**Disclaimer: In rare circumstances and extreme situations, it may be inappropriate for children to handle problems independently or to take an active part in the resolution process. Use wise judgment and/or consider seeking counsel from an educational advocate if the situation is complex. Ok, now for all other situations, consider the following guidelines as options for teaching conflict resolution:
Let me stress the importance of parental modeling of HEALTHY conflict resolution. As parents, we are always teaching whether intentionally and directly or unintentionally and indirectly. Our children are watching and learning and will replicate the behaviors we model. Keep in mind when a child tells about a conflict with a school authority figure it is usually for two basic reasons. First, the child may simply need empathy, reassurance and encouragement. Secondly, the child may be recounting the event because they need support in dealing with the situation. It is a great idea to ask if the child has a plan or ideas about how to deal with the situation. Ask, “What do you think you are going to do next?” It is a great training strategy to ask if suggestions or additional support is needed. We should not immediately assume the child needs us to intervene, although that may be our first inclination. An important part of the educational process includes learning the skills to manage life and future conflicts. If parents “rush in” as rescuers, we may lead children to feel LESS cared for as they may interpret the response as a lack of confidence in their ability to handle situations.

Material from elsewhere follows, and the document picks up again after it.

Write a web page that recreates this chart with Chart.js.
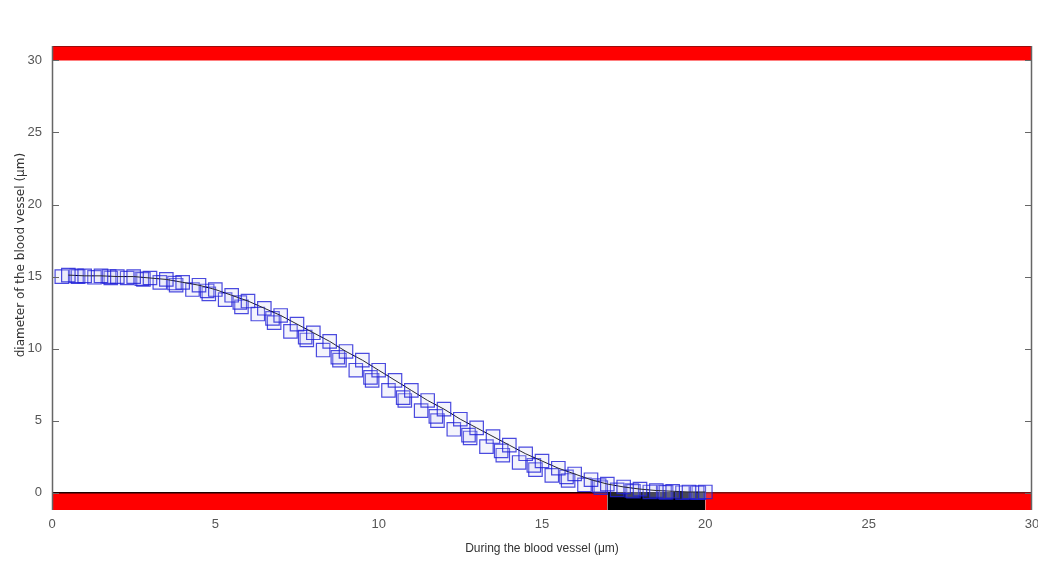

Our children have a very strong connection to our hearts and we have a very strong desire to protect, defend and care for them. As parents, we must understand our natural responses and work to be mindful of how each new challenge is an opportunity for growth and empowerment.
We want to respond to each difficult situation with the prefrontal cortex (the reasoning and decision making part of our brain) fully engaged and functioning well. It can be very easy to slip into the limbic system of the brain (controls our emotion and brain functions related to our memories). When our emotions take over, we are at risk of making emotionally charged decisions based upon personal memories. Often, we will later regret these decisions and lament seeing our emotionally charged behaviors replicated in our child’s interactions with others, including authority figures.

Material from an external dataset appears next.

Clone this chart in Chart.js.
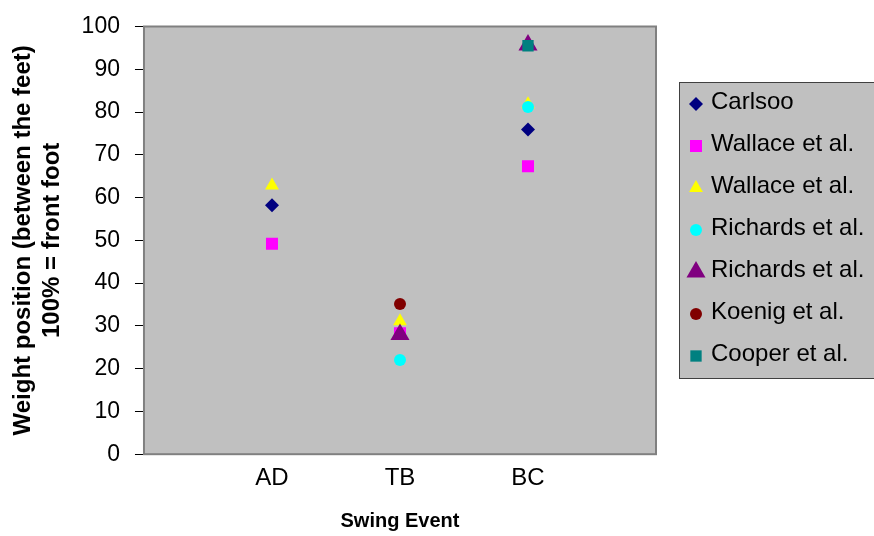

We have three options as the parent of a child who is experiencing conflict:
1. If we can function in the role of encourager and supportive listener, that may be all the loving support our child needs. This option may help the child feel empowered to problem solve with stronger skills in place for the future. As children mature, this becomes the “go to” option.
2. If the child expresses the need for help and ideas, we can give an array of possible solutions and allow the child to choose the option they feel may be the best fit for the situation. This option helps empower children to make good choices and solve issues independently, building a stronger self-identity. Follow-up helps keep the child accountable and gives an opportunity for further encouragement, care and support. During the skill-building phase, this option may be used and repeated.
3. If the child requests our support, and our encouragement to problem solve on their own is rejected with doubts and fears, we can continue to encourage the child by including them in the resolution process. For example, if a meeting is scheduled with the educator we can invite the child into the meeting to learn, contribute, and weigh the options for resolution. We can model and help build skills with the child in the role of observer. If it is NOT possible for the child to be a part of the resolution process, we can debrief the child about the interactions and decisions. This option is used with younger or immature children. It should be used sparingly and as briefly as possible.
Remember, you are preparing your child for adult life. It is an important part of our job as parents to teach and model the HEALTHY skills necessary for conflict management and resolution. We want to train empowerment around conflict not reinforce the desire to avoid or fear conflict. Be brave, be mindful and lead well.